TASK TO COMPLETE: Write out, word for word, every line from the first one through the line that holds "20, 17, 16]", and nothing else; skip the pictures.

-- START --

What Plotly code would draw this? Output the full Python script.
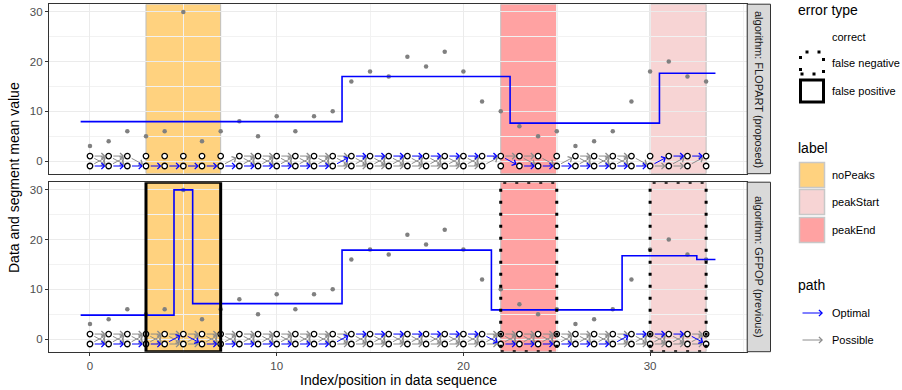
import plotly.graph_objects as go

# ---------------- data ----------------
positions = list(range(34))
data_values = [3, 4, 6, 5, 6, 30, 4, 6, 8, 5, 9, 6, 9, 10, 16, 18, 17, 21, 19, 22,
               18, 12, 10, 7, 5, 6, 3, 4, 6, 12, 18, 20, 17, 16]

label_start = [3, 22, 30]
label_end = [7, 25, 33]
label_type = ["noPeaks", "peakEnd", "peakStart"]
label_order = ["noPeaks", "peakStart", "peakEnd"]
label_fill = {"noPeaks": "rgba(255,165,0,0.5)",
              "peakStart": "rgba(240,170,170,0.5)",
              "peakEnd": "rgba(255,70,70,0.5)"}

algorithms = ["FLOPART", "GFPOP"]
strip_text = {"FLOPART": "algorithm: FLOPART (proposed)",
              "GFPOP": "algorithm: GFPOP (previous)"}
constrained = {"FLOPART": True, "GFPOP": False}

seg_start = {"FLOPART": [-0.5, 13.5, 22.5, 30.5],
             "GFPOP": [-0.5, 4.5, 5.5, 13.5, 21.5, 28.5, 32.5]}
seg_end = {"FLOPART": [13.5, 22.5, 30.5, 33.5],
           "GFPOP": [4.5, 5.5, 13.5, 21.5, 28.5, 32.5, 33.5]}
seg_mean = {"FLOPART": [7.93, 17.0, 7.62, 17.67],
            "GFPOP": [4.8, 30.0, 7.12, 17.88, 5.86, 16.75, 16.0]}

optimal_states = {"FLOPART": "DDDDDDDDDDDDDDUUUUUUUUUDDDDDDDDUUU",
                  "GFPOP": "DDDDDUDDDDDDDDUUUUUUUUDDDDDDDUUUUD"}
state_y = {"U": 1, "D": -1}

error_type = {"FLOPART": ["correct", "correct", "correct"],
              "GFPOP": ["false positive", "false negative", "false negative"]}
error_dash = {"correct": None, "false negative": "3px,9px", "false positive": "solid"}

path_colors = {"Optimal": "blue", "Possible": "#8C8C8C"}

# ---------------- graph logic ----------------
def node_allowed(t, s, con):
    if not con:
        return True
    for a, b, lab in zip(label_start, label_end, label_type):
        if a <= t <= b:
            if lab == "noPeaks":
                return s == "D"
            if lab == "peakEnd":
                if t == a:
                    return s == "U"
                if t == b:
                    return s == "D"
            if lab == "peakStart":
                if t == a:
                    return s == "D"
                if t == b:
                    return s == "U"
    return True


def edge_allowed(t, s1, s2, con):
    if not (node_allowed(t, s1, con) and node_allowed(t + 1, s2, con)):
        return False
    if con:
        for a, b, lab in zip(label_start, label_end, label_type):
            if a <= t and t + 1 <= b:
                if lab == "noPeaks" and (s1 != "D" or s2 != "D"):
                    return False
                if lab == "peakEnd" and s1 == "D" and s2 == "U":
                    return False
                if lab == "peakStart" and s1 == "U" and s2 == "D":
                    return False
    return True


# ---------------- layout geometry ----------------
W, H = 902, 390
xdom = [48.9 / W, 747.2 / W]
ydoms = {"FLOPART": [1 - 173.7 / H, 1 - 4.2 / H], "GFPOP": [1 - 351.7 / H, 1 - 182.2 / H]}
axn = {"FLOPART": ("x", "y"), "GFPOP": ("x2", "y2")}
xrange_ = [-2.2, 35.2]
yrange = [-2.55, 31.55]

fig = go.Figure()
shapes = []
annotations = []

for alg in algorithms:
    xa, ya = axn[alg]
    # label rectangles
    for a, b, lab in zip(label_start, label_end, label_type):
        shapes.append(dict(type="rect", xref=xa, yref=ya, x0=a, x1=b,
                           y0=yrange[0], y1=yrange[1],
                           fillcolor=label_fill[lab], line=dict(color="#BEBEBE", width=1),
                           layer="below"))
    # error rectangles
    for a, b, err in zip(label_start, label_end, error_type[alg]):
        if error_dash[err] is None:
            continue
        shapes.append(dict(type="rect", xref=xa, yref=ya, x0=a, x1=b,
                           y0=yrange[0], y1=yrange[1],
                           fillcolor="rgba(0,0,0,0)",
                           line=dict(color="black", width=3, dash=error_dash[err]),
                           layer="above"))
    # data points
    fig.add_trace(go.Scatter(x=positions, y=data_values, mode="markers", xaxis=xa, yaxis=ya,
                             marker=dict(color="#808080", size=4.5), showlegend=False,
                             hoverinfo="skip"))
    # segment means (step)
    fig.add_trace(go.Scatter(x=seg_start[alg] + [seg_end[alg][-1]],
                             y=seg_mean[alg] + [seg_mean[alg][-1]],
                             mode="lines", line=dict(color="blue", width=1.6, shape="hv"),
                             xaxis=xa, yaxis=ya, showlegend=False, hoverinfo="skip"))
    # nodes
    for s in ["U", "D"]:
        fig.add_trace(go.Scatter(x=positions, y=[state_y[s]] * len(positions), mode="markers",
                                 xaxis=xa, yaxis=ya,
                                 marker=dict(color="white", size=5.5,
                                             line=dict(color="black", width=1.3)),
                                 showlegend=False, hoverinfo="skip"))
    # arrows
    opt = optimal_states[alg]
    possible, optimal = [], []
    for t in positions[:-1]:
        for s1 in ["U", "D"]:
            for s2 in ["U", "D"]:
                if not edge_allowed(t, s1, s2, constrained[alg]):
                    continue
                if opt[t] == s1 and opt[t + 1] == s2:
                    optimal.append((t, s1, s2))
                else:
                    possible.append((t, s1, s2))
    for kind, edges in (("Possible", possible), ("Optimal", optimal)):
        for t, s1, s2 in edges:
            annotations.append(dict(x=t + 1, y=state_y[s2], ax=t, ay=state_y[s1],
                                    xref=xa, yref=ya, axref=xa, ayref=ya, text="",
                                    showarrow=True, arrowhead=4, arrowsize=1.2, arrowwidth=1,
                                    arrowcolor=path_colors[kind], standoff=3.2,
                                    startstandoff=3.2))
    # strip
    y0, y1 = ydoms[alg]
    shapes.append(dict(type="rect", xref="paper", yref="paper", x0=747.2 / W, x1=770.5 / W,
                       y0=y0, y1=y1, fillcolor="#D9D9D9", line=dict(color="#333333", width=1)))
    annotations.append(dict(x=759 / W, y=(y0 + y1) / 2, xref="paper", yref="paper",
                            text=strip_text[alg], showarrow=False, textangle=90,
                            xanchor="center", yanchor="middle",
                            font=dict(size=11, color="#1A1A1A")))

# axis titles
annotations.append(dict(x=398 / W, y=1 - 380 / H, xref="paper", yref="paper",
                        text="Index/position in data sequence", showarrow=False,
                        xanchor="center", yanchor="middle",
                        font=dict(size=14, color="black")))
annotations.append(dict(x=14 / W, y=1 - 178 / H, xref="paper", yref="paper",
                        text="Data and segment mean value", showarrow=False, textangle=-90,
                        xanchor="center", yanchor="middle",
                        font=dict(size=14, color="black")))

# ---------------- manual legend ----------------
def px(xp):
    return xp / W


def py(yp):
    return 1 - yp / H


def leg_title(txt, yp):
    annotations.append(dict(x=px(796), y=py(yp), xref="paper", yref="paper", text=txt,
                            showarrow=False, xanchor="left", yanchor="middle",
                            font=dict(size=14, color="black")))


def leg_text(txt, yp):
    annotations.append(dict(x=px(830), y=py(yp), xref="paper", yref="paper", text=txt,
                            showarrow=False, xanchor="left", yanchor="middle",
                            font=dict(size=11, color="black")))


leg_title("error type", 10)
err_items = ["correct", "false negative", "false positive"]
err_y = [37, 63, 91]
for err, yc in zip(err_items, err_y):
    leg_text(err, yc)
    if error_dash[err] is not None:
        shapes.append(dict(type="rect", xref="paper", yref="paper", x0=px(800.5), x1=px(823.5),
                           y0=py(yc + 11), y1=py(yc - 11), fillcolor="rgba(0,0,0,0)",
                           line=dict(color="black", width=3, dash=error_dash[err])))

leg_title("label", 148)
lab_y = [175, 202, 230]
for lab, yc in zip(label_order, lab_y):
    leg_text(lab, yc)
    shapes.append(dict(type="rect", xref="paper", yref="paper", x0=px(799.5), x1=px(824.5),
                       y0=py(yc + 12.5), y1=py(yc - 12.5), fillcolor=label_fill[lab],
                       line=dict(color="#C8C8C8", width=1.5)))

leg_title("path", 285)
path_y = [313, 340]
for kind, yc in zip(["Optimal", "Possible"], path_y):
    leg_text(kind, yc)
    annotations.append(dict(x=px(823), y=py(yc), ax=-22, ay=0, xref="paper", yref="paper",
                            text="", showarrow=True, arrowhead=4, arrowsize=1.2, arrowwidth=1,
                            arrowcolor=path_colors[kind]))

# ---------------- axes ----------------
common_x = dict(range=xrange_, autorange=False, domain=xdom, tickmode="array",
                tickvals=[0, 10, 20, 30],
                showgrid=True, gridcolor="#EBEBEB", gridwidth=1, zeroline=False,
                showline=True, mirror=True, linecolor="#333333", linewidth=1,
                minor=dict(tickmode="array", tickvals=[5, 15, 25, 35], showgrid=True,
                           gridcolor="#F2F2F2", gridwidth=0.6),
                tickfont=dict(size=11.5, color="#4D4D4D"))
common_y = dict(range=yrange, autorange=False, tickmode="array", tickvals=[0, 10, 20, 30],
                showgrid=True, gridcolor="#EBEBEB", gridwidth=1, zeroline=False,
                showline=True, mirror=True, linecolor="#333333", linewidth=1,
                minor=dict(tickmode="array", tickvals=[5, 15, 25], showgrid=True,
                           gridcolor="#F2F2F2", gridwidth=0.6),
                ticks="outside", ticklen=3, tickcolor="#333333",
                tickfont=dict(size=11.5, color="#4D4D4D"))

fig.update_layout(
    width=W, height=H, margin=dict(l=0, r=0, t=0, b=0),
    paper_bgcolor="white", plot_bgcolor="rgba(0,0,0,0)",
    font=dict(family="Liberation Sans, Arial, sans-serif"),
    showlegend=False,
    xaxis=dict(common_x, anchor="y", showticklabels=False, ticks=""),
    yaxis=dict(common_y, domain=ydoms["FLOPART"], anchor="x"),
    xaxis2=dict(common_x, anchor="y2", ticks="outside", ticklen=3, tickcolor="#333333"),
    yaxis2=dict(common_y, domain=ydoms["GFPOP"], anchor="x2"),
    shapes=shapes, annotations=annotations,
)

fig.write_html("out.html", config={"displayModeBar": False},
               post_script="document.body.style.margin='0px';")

-- END --

FINISHED EXERCISE:
What Plotly code would draw this? Output the full Python script.
import plotly.graph_objects as go

# ---------------- data ----------------
positions = list(range(34))
data_values = [3, 4, 6, 5, 6, 30, 4, 6, 8, 5, 9, 6, 9, 10, 16, 18, 17, 21, 19, 22,
               18, 12, 10, 7, 5, 6, 3, 4, 6, 12, 18, 20, 17, 16]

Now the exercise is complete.